No prodigal journey through Canada is complete without a trip to Lotus Land, but little did Nicholson realize that it would be the final stop.
“When I first came to Vancouver, I started doing shows at a lunch hour theatre on Howe St known as the Doughnut Shop,” says Nicholson. “It was a converted doughnut shop and myself and a friend of mine talked them into doing their first musical. One day, Anthony Holland, who was the head of Studio 58, came to see a show and asked me if I wanted to help adjudicate their singing finals. In 1981, they offered me the chance to teach their singing classes.”

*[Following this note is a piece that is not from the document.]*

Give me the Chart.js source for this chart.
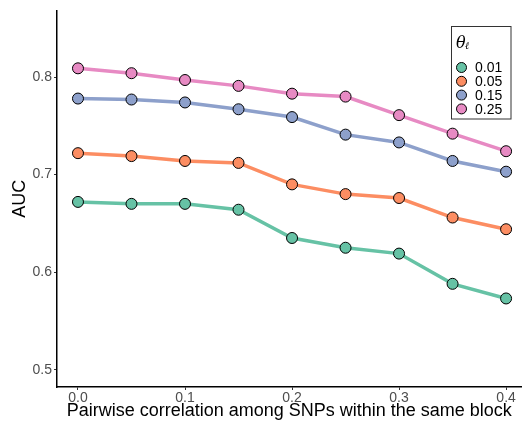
<!DOCTYPE html>
<html>
<head>
<meta charset="utf-8">
<script src="https://cdn.jsdelivr.net/npm/chart.js@4"></script>
<style>
  body { margin: 0; background: #fff; }
  #wrap { width: 528px; height: 427px; }
</style>
</head>
<body>
<div id="wrap"><canvas id="auc" width="528" height="427"></canvas></div>
<script>
// correlation levels on the x axis
var rho = [0, 0.05, 0.1, 0.15, 0.2, 0.25, 0.3, 0.35, 0.4]
// theta levels, one line each
var thetas = ['0.01', '0.05', '0.15', '0.25']
var colores = ['#66c2a5', '#fc8d62', '#8da0cb', '#e78ac3']

var auc_001 = [0.672, 0.670, 0.670, 0.664, 0.635, 0.625, 0.619, 0.588, 0.573]
var auc_005 = [0.722, 0.719, 0.714, 0.712, 0.690, 0.680, 0.676, 0.656, 0.644]
var auc_015 = [0.778, 0.777, 0.774, 0.767, 0.759, 0.741, 0.733, 0.714, 0.703]
var auc_025 = [0.809, 0.804, 0.797, 0.791, 0.783, 0.780, 0.761, 0.742, 0.724]
var series = [auc_001, auc_005, auc_015, auc_025]

var xTicks = [0, 0.1, 0.2, 0.3, 0.4]
var yTicks = [0.5, 0.6, 0.7, 0.8]

var fuente = '"Liberation Sans", Arial, sans-serif'

var datasets = series.map(function (vals, i) {
    return {
        label: thetas[i],
        data: vals.map(function (v, j) { return { x: rho[j], y: v } }),
        borderColor: colores[i],
        backgroundColor: colores[i],
        borderWidth: 3.5,
        pointRadius: 5.5,
        pointHoverRadius: 5.5,
        pointBackgroundColor: colores[i],
        pointBorderColor: '#000',
        pointBorderWidth: 1,
        tension: 0
    }
})

// legend box drawn inside the plot, top right
var leyenda = {
    id: 'leyenda',
    afterDraw: function (chart) {
        var ctx = chart.ctx
        ctx.save()
        ctx.strokeStyle = '#333'
        ctx.lineWidth = 1
        ctx.strokeRect(451.5, 26.5, 59.5, 92.5)

        ctx.fillStyle = '#000'
        ctx.textBaseline = 'alphabetic'
        ctx.textAlign = 'left'
        ctx.font = 'italic 16px "DejaVu Serif", serif'
        ctx.fillText('\u03b8', 456, 48)
        ctx.font = 'italic 10px "DejaVu Serif", serif'
        ctx.fillText('\u2113', 465, 49)

        chart.data.datasets.forEach(function (ds, i) {
            var y = 67.5 + i * 13.8
            ctx.beginPath()
            ctx.arc(461.5, y, 5, 0, Math.PI * 2)
            ctx.fillStyle = ds.pointBackgroundColor
            ctx.fill()
            ctx.strokeStyle = '#000'
            ctx.lineWidth = 1
            ctx.stroke()
            ctx.fillStyle = '#000'
            ctx.font = '14px ' + fuente
            ctx.textBaseline = 'middle'
            ctx.fillText(ds.label, 475, y + 1)
        })
        ctx.restore()
    }
}

new Chart('auc', {
    type: 'line',
    data: { datasets: datasets },
    plugins: [leyenda],
    options: {
        responsive: false,
        animation: false,
        layout: { padding: 0 },
        plugins: {
            legend: { display: false },
            tooltip: { enabled: false }
        },
        scales: {
            x: {
                type: 'linear',
                min: -0.0196,
                max: 0.4144,
                afterBuildTicks: function (s) { s.ticks = xTicks.map(function (v) { return { value: v } }) },
                afterFit: function (s) { s.height = 40 },
                border: { display: true, color: '#000', width: 1.5 },
                grid: { drawOnChartArea: false, drawTicks: true, tickLength: 3, tickColor: '#333', lineWidth: 1 },
                ticks: {
                    padding: 0,
                    color: '#4d4d4d',
                    font: { family: fuente, size: 14 },
                    callback: function (v) { return v.toFixed(1) }
                },
                title: {
                    display: true,
                    text: 'Pairwise correlation among SNPs within the same block',
                    color: '#000',
                    font: { family: fuente, size: 18 },
                    padding: { top: 0, bottom: 5 }
                }
            },
            y: {
                min: 0.4822,
                max: 0.8684,
                afterBuildTicks: function (s) { s.ticks = yTicks.map(function (v) { return { value: v } }) },
                afterFit: function (s) { s.width = 57 },
                border: { display: true, color: '#000', width: 1.5 },
                grid: { drawOnChartArea: false, drawTicks: true, tickLength: 3, tickColor: '#333', lineWidth: 1 },
                ticks: {
                    padding: 2,
                    color: '#4d4d4d',
                    font: { family: fuente, size: 14 },
                    callback: function (v) { return v.toFixed(1) }
                },
                title: {
                    display: true,
                    text: 'AUC',
                    color: '#000',
                    font: { family: fuente, size: 18 },
                    padding: { top: 9, bottom: 0 }
                }
            }
        }
    }
})
</script>
</body>
</html>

Nicholson has called Studio 58 home ever since and has helped stage such productions as Pal Joey, Hair and She Loves Me. But it was a 1998 production of Cabaret that helped to put an exclamation point on his spectacular theatrical journey.
“We were doing a production of Cabaret here at Studio 58, which is a musical version of a popular play from the 1950s called I Am a Camera,” remembers Nicholson. “That play started on Broadway and Julie Harris won a Tony award for [her role as Sally Bowles]. She came and saw Cabaret during a day off from filming a television show. Most of the students didn’t know who she was; they were too young, so I had to explain it. I happened to be dressed in drag for this play as often happens with productions of Cabaret. So, there I was, dressed as this big, ugly old woman and Julie wanted to address the students. She stood there, arm in arm with me, two little old ladies, and never let go of me the whole time she talked to these students with me sort of moderating it. It was an amazing night.”